The Blackburn MP talked of a 'specific problem' involving Pakistani men and called on the community to be 'more open' about the issue.
He was speaking after two Asian men who subjected a series of vulnerable girls to rapes and sexual assaults were given indefinite jail terms.
Abid Mohammed Saddique, 27, was jailed for a minimum of 11 years at Nottingham Crown Court and Mohammed Romaan Liaqat, 28, was told he must serve at least eight years before being considered for
The men were the prime movers in a group of men who befriended girls aged from 12 to 18 in the Derby area and groomed them for sex.
In Blackburn, police and social services have been aware of similar problems for four years, running a Operation Engage to tackle the problem.
Back in 2006, the Lancashire Telegraph was the first paper to uncover the issue after the Keep Them Safe
investigation and subsequent campaign.
But, despite the work, Mr Straw told the BBC's Newsnight programme: "Pakistanis, let's be clear, are not the only people who commit sexual offences, and overwhelmingly the sex offenders' wings of
prisons are full of white sex offenders.
"But there is a specific problem which involves Pakistani heritage men... who target vulnerable young white girls.
"We need to get the Pakistani community to think much more clearly about why this is going on and to be more open about the problems that are leading to a number of Pakistani heritage men thinking
it is OK to target white girls in this way."
The judge said he did not believe the crimes were 'racially aggravated', but Mr Straw said he thought vulnerable white girls were at risk of being targeted by some Asian men.
"These young men are in a western society, in any event, they act like any other young men, they're fizzing and popping with testosterone, they want some outlet for that, but Pakistani heritage
girls are off-limits and they are expected to marry a Pakistani girl from Pakistan, typically," he said.

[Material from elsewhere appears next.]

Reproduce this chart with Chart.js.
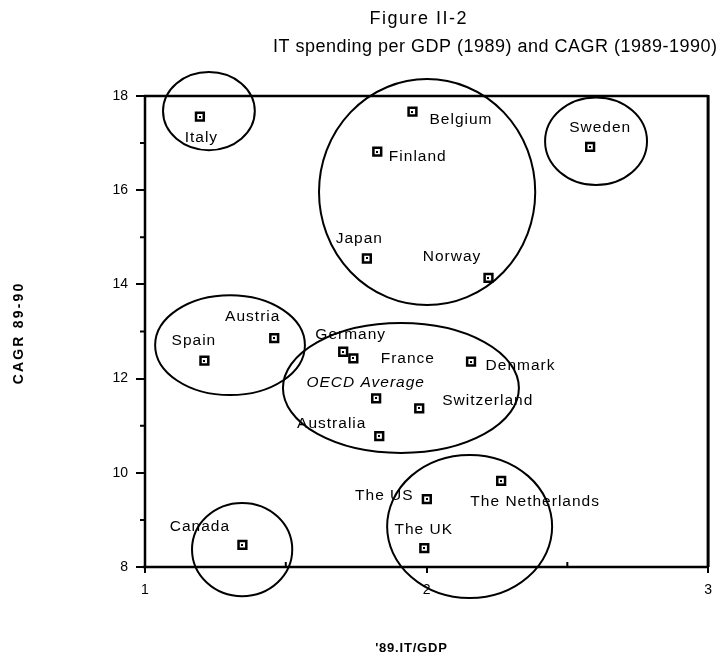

"So they then seek other avenues and they see these young women, white girls who are vulnerable, some of them in care... who they think are easy meat.
"And because they're vulnerable they ply them with gifts, they give them drugs, and then of course they're trapped."
Yesterday's sentencing came a day after Prime Minister David Cameron said 'cultural sensitivities' should not hinder police action in such cases.
Thirteen men were charged in relation to Operation Retriever, which Derbyshire Police set up, and 11 stood trial charged with offences relating to 26 alleged victims.